Rz. 307
In Ergänzung zur allgemeinen Wertvorschrift des § 23 RVG ergeben sich aus den §§ 23a–31b RVG speziellere Regelungen. Entsprechend dem allgemeinen Lex-specialis-Grundsatz hat die Anwendung der spezielleren Vorschriften Vorrang vor der allgemeinen Regelung gem. § 23 RVG.
Bei der Bearbeitung von Forderungsmandaten sind die speziellen Wertvorschriften gem. § 25 RVG (Vollstreckung und Vollziehung), § 26 RVG (Zwangsversteigerung), § 27 RVG (Zwangsverwaltung), § 28 RVG (Insolvenzverfahren) und insbesondere § 31b RVG (Zahlungsvereinbarungen) zu beachten und von besonderer Bedeutung.
Ist es in der Zwangsvollstreckung lange Praxis, dass nach § 25 Abs. 1 Nr. 1 RVG auf die Gesamtforderung zur Bestimmung des Gegenstandswertes abzustellen ist, der nach § 25 Abs. 1 Nr. 4 bei der Vermögensauskunft auf 2.000 EUR gedeckelt ist, wurde die Deckelung mit dem Gesetz zur Verbesserung des Verbraucherschutzes im Inkassorecht bereits mit Wirkung zum 1.1.2021 auf die vom Gerichtsvollzieher nach § 802l ZPO einzuholenden Drittauskünfte erweitert.
Bei der Erbringung von Inkassodienstleistungen von besonderer Bedeutung ist § 31b RVG, da Zahlungsvereinbarungen ein zentrales Instrument zur Lösung einer vorübergehend gestörten Leistungsfähigkeit des Schuldners sind.
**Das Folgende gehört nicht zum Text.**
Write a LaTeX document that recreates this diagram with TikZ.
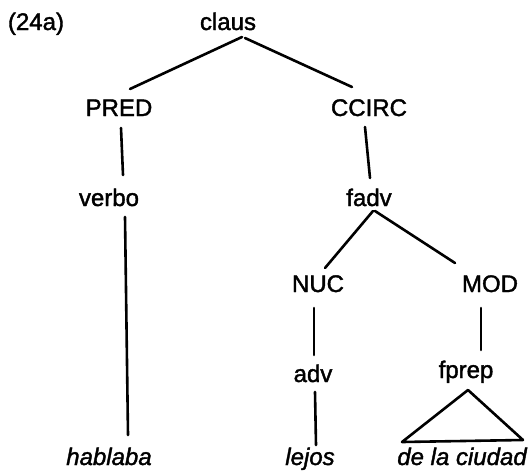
\documentclass[tikz,border=0pt]{standalone}
\usepackage{fontspec}
\setmainfont{Liberation Sans}[FakeBold=1.6]
\usetikzlibrary{calc}
\begin{document}
\begin{tikzpicture}[x=1pt,y=-1pt,
  lbl/.style={anchor=base,inner sep=0pt,font=\fontsize{24}{28}\selectfont},
  leaf/.style={lbl,font=\fontsize{24}{28}\selectfont\itshape},
  edge/.style={line width=2.6pt,line cap=round,line join=round}]
\useasboundingbox (0,0) rectangle (529,471);
\node[lbl] (ex) at (36,30) {(24a)};
\node[lbl] (claus) at (228,30) {claus};
\node[lbl] (pred) at (119,116) {PRED};
\node[lbl] (ccirc) at (369,116) {CCIRC};
\node[lbl] (verbo) at (109,206) {verbo};
\node[lbl] (fadv) at (369,206) {fadv};
\node[lbl] (nuc) at (318,292) {NUC};
\node[lbl] (mod) at (490,292) {MOD};
\node[lbl] (adv) at (313,382) {adv};
\node[lbl] (fprep) at (466,378) {fprep};
\node[leaf] (hab) at (109,465) {hablaba};
\node[leaf] (lej) at (310,465) {lejos};
\node[leaf] (ciu) at (462,465) {de la ciudad};
\draw[edge] ($(claus.base)+(14,7)$) -- ($(pred.base)+(11,-27)$);
\draw[edge] ($(claus.base)+(17,8)$) -- ($(ccirc.base)+(-17,-29)$);
\draw[edge] ($(pred.base)+(2,12)$) -- ($(verbo.base)+(14,-31)$);
\draw[edge] ($(ccirc.base)+(-4,11)$) -- ($(fadv.base)+(1,-28)$);
\draw[edge] ($(verbo.base)+(16,11)$) -- ($(hab.base)+(19,-30)$);
\draw[edge] ($(fadv.base)+(4,5)$) -- ($(nuc.base)+(7,-24)$);
\draw[edge] ($(fadv.base)+(6,5)$) -- ($(mod.base)+(-35,-29)$);
\draw[edge] ($(nuc.base)+(-4,16)$) -- ($(adv.base)+(1,-27)$);
\draw[edge] ($(mod.base)+(-9,16)$) -- ($(fprep.base)+(15,-28)$);
\draw[edge] ($(adv.base)+(2,10)$) -- ($(lej.base)+(6,-20)$);
\draw[edge] ($(fprep.base)+(2,12)$) -- ($(ciu.base)+(-60,-23)$) -- ($(ciu.base)+(61,-25)$) -- cycle;
\end{tikzpicture}
\end{document}
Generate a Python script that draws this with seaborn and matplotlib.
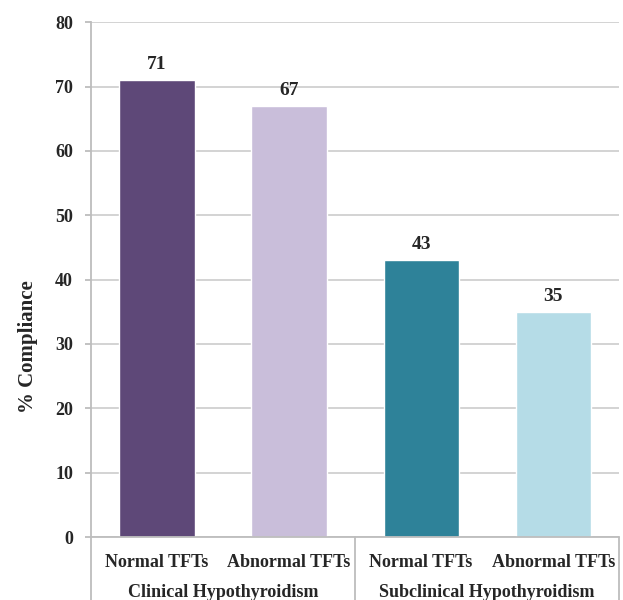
import matplotlib
matplotlib.use("Agg")
import matplotlib.pyplot as plt
from matplotlib.transforms import blended_transform_factory
import seaborn as sns
import pandas as pd

categories = ["Normal TFTs", "Abnormal TFTs", "Normal TFTs ", "Abnormal TFTs "]
tick_labels = ["Normal TFTs", "Abnormal TFTs", "Normal TFTs", "Abnormal TFTs"]
groups = ["Clinical Hypothyroidism", "Subclinical Hypothyroidism"]
compliance = [71, 67, 43, 35]
colors = ["#5E4878", "#C9BEDA", "#2E8299", "#B5DCE7"]

sns.set_style("white")
plt.rcParams["font.family"] = ["Liberation Serif", "DejaVu Serif"]
plt.rcParams["font.weight"] = "bold"

df = pd.DataFrame({"cat": categories, "val": compliance})

fig = plt.figure(figsize=(6.23, 6.0), dpi=100)
ax = fig.add_axes([0.146, 0.105, 0.848, 0.858])

sns.barplot(data=df, x="cat", y="val", hue="cat", palette=colors,
            width=0.57, legend=False, ax=ax, saturation=1)

ax.set_xlim(-0.5, 3.5)
ax.set_ylim(0, 80)
ax.set_yticks(range(0, 81, 10))
ax.yaxis.grid(True, color="#D0D0D0", linewidth=1.3)
ax.set_axisbelow(True)
for s in ["top", "right", "bottom"]:
    ax.spines[s].set_visible(False)
ax.spines["left"].set_color("#BDBDBD")
ax.spines["left"].set_linewidth(1.3)
ax.tick_params(axis="y", left=True, length=4, width=1.3, color="#BDBDBD",
               labelsize=13, pad=9)
for t in ax.get_yticklabels():
    t.set_fontweight("bold")

ax.set_xticks(range(4))
ax.set_xticklabels(tick_labels, fontsize=13, fontweight="bold")
ax.tick_params(axis="x", bottom=False, pad=9)
ax.set_xlabel("")
ax.set_ylabel("% Compliance", fontsize=15, fontweight="bold")
ax.yaxis.set_label_coords(-0.1, 0.37)

# value labels above bars
for i, v in enumerate(compliance):
    ax.text(i, v + 1.1, str(v), ha="center", va="bottom",
            fontsize=14, fontweight="bold")

# grouping table below the axis
trans = blended_transform_factory(ax.transData, ax.transAxes)
ax.plot([-0.5, 3.5], [0, 0], transform=trans, color="#BDBDBD", lw=1.3, clip_on=False)
for xv in [-0.5, 1.5, 3.5]:
    ax.plot([xv, xv], [0, -0.2], transform=trans, color="#BDBDBD", lw=1.3, clip_on=False)
for gi, g in enumerate(groups):
    ax.text(0.5 + 2 * gi, -0.107, g, transform=trans, ha="center", va="center",
            fontsize=13, fontweight="bold")

fig.savefig("out.png", dpi=100)
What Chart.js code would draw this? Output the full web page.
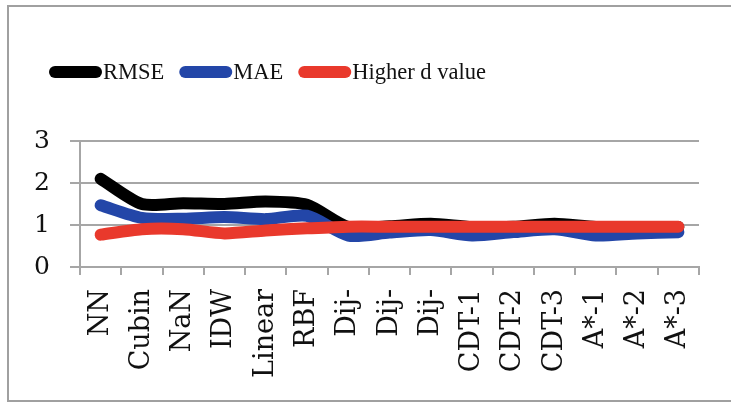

Ist Gegenstand der Einigung eine Zahlungsvereinbarung nach Nr. 1000 Nr. 2 VV RVG, d.h. eine Vereinbarung, die lediglich das "wie" der Zahlung betrifft, beträgt der Gegenstandswert 50 Prozent des Anspruchs. Es ist also zunächst der Anspruchswert zu bestimmen, über den man sich einigt und dieser dann zu halbieren.
Hinweis
Die Erhöhung des Prozentsatzes von 20 % auf 50 % soll die noch darzustellende massive Kürzung des Gebührensatzes teilweise ausgleichen. Dies kann aber nicht gelingen, weil sich die Regelung des § 31b RVG bei den besonders betroffenen Forderungen bis 500 EUR überhaupt nicht auswirkt. Die Annahme des Gesetzgebers, dass die bisherige Einigungsgebühr den Aufwand überkompensiere, ist durch rechtstatsächliche Untersuchungen nicht belegt. Es wird übersehen, dass es einen erheblichen Aufwand bereitet, der in seinem zeitlichen Umfang eine Rechtsprüfung deutlich übersteigen kann, wenn die Leistungsfähigkeit des Schuldners verifiziert, daraus eine "optimale", d.h. für beide Seiten angemessene Rate entwickelt und zuletzt eine rechtlich tragfähige Vereinbarung geschlossen werden muss, die den berechtigten Sicherungsbedürfnissen des Gläubigers Rechnung trägt. Die Gesetzesbegründung behauptet einen geringeren Aufwand, ohne diese Behauptung zu begründen oder mit Rechtstatsachen zu untermauern. Ein Versäumnis einer völlig missglückten Evaluation in den Jahren 2016 bis 2018.
Rz. 308
§ 31b RVG ist nicht anzuwenden, wenn Streit oder Ungewissheit über die Berechtigung der einzuziehenden Forderung besteht, der bzw. die durch die gütliche Einigung beigelegt werden sollen. In diesem Fall liegt eine Einigung nach Nr. 1000 Nr. 1 VV RVG vor, den § 31b RVG nicht mit in seinen Anwendungsbereich einbezieht. Die Anwendung scheidet damit bei einer bestrittenen Forderung aus. Dabei differenziert das Gesetz weder in § 13 Abs. 2 RVG, noch in § 31b RVG oder den in Bezug genommenen Gebührenbestimmungen der Anlage 1 zu § 13 RVG, nämlich Nrn. 1000, 2300 VV RVG zwischen Haupt- und Gesamtforderungen. Mithin scheidet die Anwendung von § 31b RVG nicht nur aus, wenn die Hauptforderung bestritten wird, sondern auch wenn – unberechtigt – die Nebenforderungen bestritten werden. Das ist auch nur konsequent, weil sich der Aufwand für den Rechtsdienstleister unabhängig von der Frage erhöht, welcher Teil der Gesamtforderung bestritten wird.